Everyone remembers Tamogotchis. While they offered no real purpose beyond tickling my latent need to organize and nurture a needlessly intricate system, they did a pretty good job of holding my attention. For a time, at least: you could only optimize those feeding and care cycles for so long before realizing you’re kind of spinning your wheels, having long since run out of things to do.
I run into the same problem with most Nimblebit games. Pocket Trains and Pocket Planes push all the right buttons, but once you’ve constructed a transportation empire that spans a few nations you start to realize that pushing any further means doing much of the same, only on a larger scale. Tiny Tower was always the worst offender. Build commercial spaces to raise funds. Use those funds to build residential spaces, attracting new residents who’ll staff your commercial spaces. Rinse and repeat until pressing the button that’ll raise and lower the elevator to dizzying heights becomes too onerous—then you delete the app and find something else to kill time with.
Fully operational dabble station
So. Tiny Death Star. I can’t tell you what the allure is here, as I see things playing out in much the same way. The game is deceptively hands-on, which is something of a double-edged sword. The "action" again revolves around keeping commercial spaces stocked with supplies for patrons to purchase: this time, Emperor Palpatine and Darth Vader are opening up commercial outlets to fund the construction of the Death Star. Stocking goods in the first few shops will only take a few minutes, but that'll quickly climb to over an hour as you add outlets to your fledgling space station. You can always spend Imperial Bux to speed things along; they're Tiny Death Star's alternate currency, and can be earned for completing random objectives or forking over real cash. Or, you can roll up your sleeves and get to babysitting.
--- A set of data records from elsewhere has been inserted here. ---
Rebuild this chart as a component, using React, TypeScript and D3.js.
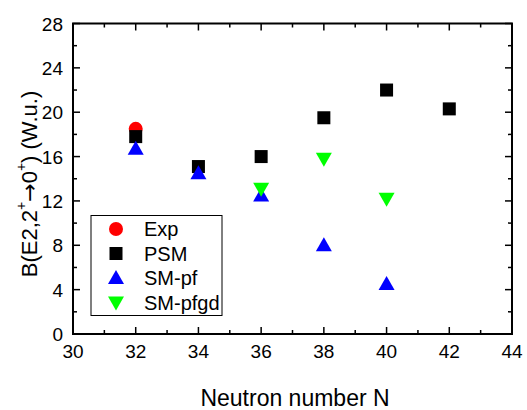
import React from "react";
import * as d3 from "d3";

const expN = [32];
const expB = [18.5];
const psmN = [32, 34, 36, 38, 40, 42];
const psmB = [17.8, 15.1, 16.0, 19.5, 22.0, 20.3];
const smpfN = [32, 34, 36, 38, 40];
const smpfB = [16.7, 14.5, 12.5, 8.0, 4.5];
const smpfgdN = [36, 38, 40];
const smpfgdB = [13.1, 15.8, 12.2];
const xTicks = [30, 32, 34, 36, 38, 40, 42, 44];
const yTicks = [0, 4, 8, 12, 16, 20, 24, 28];
const legendLabels = ["Exp", "PSM", "SM-pf", "SM-pfgd"];

const W = 527, H = 410;
const L = 73, R = 512, T = 23.5, B = 334;
const FONT = "'Liberation Sans', Arial, sans-serif";

export default function App() {
  const x = d3.scaleLinear().domain([30, 44]).range([L, R]);
  const y = d3.scaleLinear().domain([0, 28]).range([B, T]);
  const xMinor = d3.range(30, 44.01, 1);
  const yMinor = d3.range(0, 28.01, 2);

  const circle = (cx: number, cy: number, k: string) => (
    <circle key={k} cx={cx} cy={cy} r={7} fill="#ff0000" />
  );
  const square = (cx: number, cy: number, k: string) => (
    <rect key={k} x={cx - 6.5} y={cy - 6.5} width={13} height={13} fill="#000" />
  );
  const upTri = (cx: number, cy: number, k: string) => (
    <path key={k} d={`M${cx - 8},${cy + 6} L${cx + 8},${cy + 6} L${cx},${cy - 8} Z`} fill="#0000ff" />
  );
  const downTri = (cx: number, cy: number, k: string) => (
    <path key={k} d={`M${cx - 8},${cy - 6} L${cx + 8},${cy - 6} L${cx},${cy + 8} Z`} fill="#00ff00" />
  );

  const markers = [circle, square, upTri, downTri];
  const legX = 116, legTextX = 144;
  const legYs = [229, 253.5, 278, 302.5];

  return (
    <svg width={W} height={H} style={{ position: "absolute", left: 0, top: 0, background: "#fff" }} fontFamily={FONT}>
      <rect x={0} y={0} width={W} height={H} fill="#fff" />
      {xMinor.map((v) => {
        const major = v % 2 === 0;
        const len = major ? 7 : 4;
        return (
          <g key={"xt" + v} stroke="#000" strokeWidth={1.5}>
            <line x1={x(v)} x2={x(v)} y1={B} y2={B - len} />
            <line x1={x(v)} x2={x(v)} y1={T} y2={T + len} />
          </g>
        );
      })}
      {yMinor.map((v) => {
        const major = v % 4 === 0;
        const len = major ? 7 : 4;
        return (
          <g key={"yt" + v} stroke="#000" strokeWidth={1.5}>
            <line x1={L} x2={L + len} y1={y(v)} y2={y(v)} />
            <line x1={R} x2={R - len} y1={y(v)} y2={y(v)} />
          </g>
        );
      })}
      <rect x={L} y={T} width={R - L} height={B - T} fill="none" stroke="#000" strokeWidth={2} />
      {xTicks.map((v) => (
        <text key={"xl" + v} x={x(v)} y={358} textAnchor="middle" fontSize={19} fill="#000">
          {v}
        </text>
      ))}
      {yTicks.map((v) => (
        <text key={"yl" + v} x={63} y={y(v) + 7} textAnchor="end" fontSize={19} fill="#000">
          {v}
        </text>
      ))}
      <text x={295} y={406} textAnchor="middle" fontSize={23} fill="#000">
        Neutron number N
      </text>
      <text transform={`translate(37,184) rotate(-90)`} textAnchor="middle" fontSize={22} fill="#000">
        B(E2,2<tspan dy={-11} fontSize={14}>+</tspan>
        <tspan dy={11} fontFamily="'DejaVu Sans', sans-serif">→</tspan>
        <tspan>0</tspan>
        <tspan dy={-11} fontSize={14}>+</tspan>
        <tspan dy={11}>) (W.u.)</tspan>
      </text>
      <g>
        {expN.map((n, i) => circle(x(n), y(expB[i]), "e" + i))}
        {psmN.map((n, i) => square(x(n), y(psmB[i]), "p" + i))}
        {smpfN.map((n, i) => upTri(x(n), y(smpfB[i]), "s" + i))}
        {smpfgdN.map((n, i) => downTri(x(n), y(smpfgdB[i]), "g" + i))}
      </g>
      <rect x={91} y={215.5} width={131} height={100} fill="#fff" stroke="#000" strokeWidth={1} />
      {legendLabels.map((lab, i) => (
        <g key={"lg" + i}>
          {markers[i](legX, legYs[i], "lm" + i)}
          <text x={legTextX} y={legYs[i] + 7} fontSize={20} fill="#000">
            {lab}
          </text>
        </g>
      ))}
    </svg>
  );
}
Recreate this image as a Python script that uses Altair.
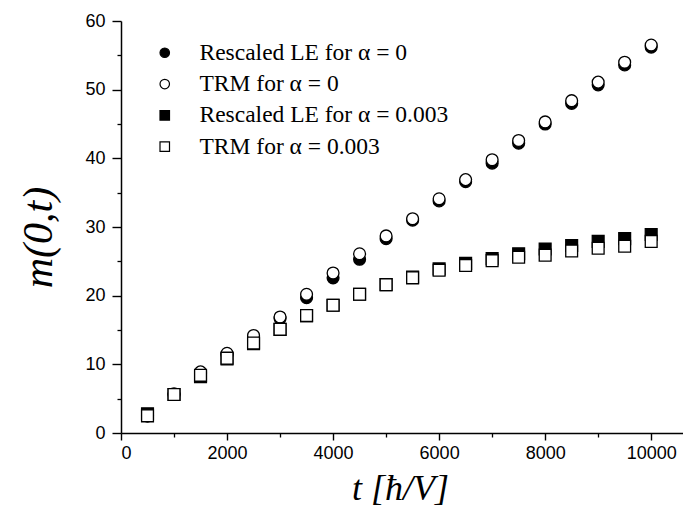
import altair as alt
import pandas as pd

# ---- data ----
t_values = [500, 1000, 1500, 2000, 2500, 3000, 3500, 4000, 4500, 5000,
            5500, 6000, 6500, 7000, 7500, 8000, 8500, 9000, 9500, 10000]

le_alpha0 = [2.5, 5.6, 8.7, 11.4, 14.0, 16.7, 19.7, 22.6, 25.3, 28.3,
             31.0, 33.8, 36.6, 39.3, 42.2, 45.0, 48.0, 50.7, 53.6, 56.2]
trm_alpha0 = [2.5, 5.7, 8.9, 11.6, 14.2, 16.9, 20.2, 23.3, 26.1, 28.7,
              31.2, 34.1, 36.9, 39.8, 42.6, 45.3, 48.4, 51.1, 54.0, 56.5]
le_alpha003 = [2.8, 5.6, 8.2, 10.8, 13.0, 15.1, 17.1, 18.6, 20.2, 21.6,
               22.7, 23.9, 24.7, 25.4, 26.1, 26.8, 27.3, 27.9, 28.3, 28.9]
trm_alpha003 = [2.5, 5.6, 8.4, 10.9, 13.1, 15.1, 17.1, 18.6, 20.2, 21.6,
                22.6, 23.7, 24.4, 25.1, 25.6, 25.9, 26.5, 26.9, 27.2, 27.9]

series_names = ["Rescaled LE for α = 0", "TRM for α = 0",
                "Rescaled LE for α = 0.003", "TRM for α = 0.003"]
series_shapes = ["circle", "circle", "square", "square"]
series_fills = ["black", "white", "black", "white"]
series_strokes = ["black", "black", "black", "black"]

x_major = [0, 2000, 4000, 6000, 8000, 10000]
x_minor = [1000, 3000, 5000, 7000, 9000]
y_major = [0, 10, 20, 30, 40, 50, 60]
y_minor = [5, 15, 25, 35, 45, 55]

rows = []
for i, (name, vals) in enumerate(zip(series_names,
                                     [le_alpha0, trm_alpha0, le_alpha003, trm_alpha003])):
    for tv, mv in zip(t_values, vals):
        rows.append({"t": tv, "m": mv, "series": name, "layer": i})
df = pd.DataFrame(rows)

x_scale = alt.Scale(domain=[0, 10600], nice=False, zero=False)
y_scale = alt.Scale(domain=[0, 60], nice=False)

SERIF = "Times New Roman, Liberation Serif, serif"

legend = alt.Legend(
    orient="none", legendX=32, legendY=20, title=None,
    labelFont=SERIF, labelFontSize=23.5, labelColor="black",
    labelLimit=0, labelOffset=23, rowPadding=6.3, padding=0,
    symbolSize=90, symbolStrokeWidth=1.2,
)

points = alt.Chart(df).mark_point(
    filled=True, size=140, strokeWidth=1.3, opacity=1
).encode(
    x=alt.X("t:Q", scale=x_scale,
            axis=alt.Axis(orient="bottom", values=x_major, format="d",
                          title="t [ħ/V]", titleFont=SERIF,
                          titleFontStyle="italic", titleFontWeight="normal",
                          titleFontSize=36, titleColor="black",
                          titleX=279, titleY=66, titleBaseline="alphabetic",
                          titleAlign="center",
                          labelFont="Liberation Sans", labelFontSize=18,
                          labelColor="black", labelPadding=4,
                          tickSize=7, tickWidth=1.4, tickColor="black",
                          domainColor="black", domainWidth=1.5, grid=False)),
    y=alt.Y("m:Q", scale=y_scale,
            axis=alt.Axis(orient="left", values=y_major, format="d",
                          title="m(0,t)", titleFont=SERIF,
                          titleFontStyle="italic", titleFontWeight="normal",
                          titleFontSize=42, titleColor="black",
                          titleAngle=270, titleX=-83, titleY=216,
                          titleAlign="center", titleBaseline="middle",
                          labelFont="Liberation Sans", labelFontSize=18,
                          labelColor="black", labelPadding=7,
                          tickSize=9, tickWidth=1.4, tickColor="black",
                          domainColor="black", domainWidth=1.5, grid=False)),
    shape=alt.Shape("series:N",
                    scale=alt.Scale(domain=series_names, range=series_shapes),
                    legend=legend),
    fill=alt.Fill("series:N",
                  scale=alt.Scale(domain=series_names, range=series_fills),
                  legend=legend),
    stroke=alt.Stroke("series:N",
                      scale=alt.Scale(domain=series_names, range=series_strokes),
                      legend=legend),
    order=alt.Order("layer:Q"),
)

minor = alt.Chart(df).mark_point(opacity=0).encode(
    x=alt.X("t:Q", scale=x_scale,
            axis=alt.Axis(orient="bottom", values=x_minor, labels=False,
                          domain=False, tickSize=4, tickWidth=1.3,
                          tickColor="black", title=None, grid=False)),
    y=alt.Y("m:Q", scale=y_scale,
            axis=alt.Axis(orient="left", values=y_minor, labels=False,
                          domain=False, tickSize=4, tickWidth=1.3,
                          tickColor="black", title=None, grid=False)),
)

chart = alt.layer(points, minor).resolve_axis(
    x="independent", y="independent"
).properties(
    width=562, height=412, autosize="none",
    padding={"left": 121, "top": 21, "right": 0, "bottom": 73},
    background="white",
).configure_view(stroke=None)

chart.save("out.html", embed_options={"renderer": "svg", "actions": False})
Manning the elevator was always the most infuriatingly intriguing part of Tiny Tower, and tiny Death Star is no different. Visitors to the Death Star show up at random and request a random floor; you push and hold the up button on the elevator until it reaches their destination, at which point your awarded with a paltry tip in gold coins. The real rewards involve a bit of luck: If a visitor requests a floor that happens to be a residential space, and there's space available to rent, they'll move in. Residents will operate your shops, stocking the shelves and selling wares. But more importantly, if a visitor requests a floor that hosts a shop that's currently stocking something, they'll shave sixty seconds off of the time you're waiting for those goods to be prepared.
And that's how they get you. When you have a few minutes to kill, there comes that nagging realization that you could be giving your Death Star's hourly earnings a healthy bump by staring at adorable pixel people and pushing a button. Better (or worse?) still, manning the elevator is the only way to see everything the game has to offer, in the form of VIP visitors that can give you rare rewards and power ups, or trigger comical little cutscenes for you to collect. VIPs will also operate the Death Star's Imperial Rooms, tinkering away at side projects you can cash in for rewards.
And that's it, really. The Emperor will always have a mission available—generally ordering you to build a particular type of floor—but you're ultimately left to your own devices, expanding the Death Star as you see fit. I'd argue that there isn't much "game" here in the traditional sense, but I've already spent more hours over the last few days than I'd care to admit, sipping watered-down drinks in airport lounges and shuttling pixel people up and down, up and down. If my Tiny Tower experience is any indication, I’ll be at this for some time yet.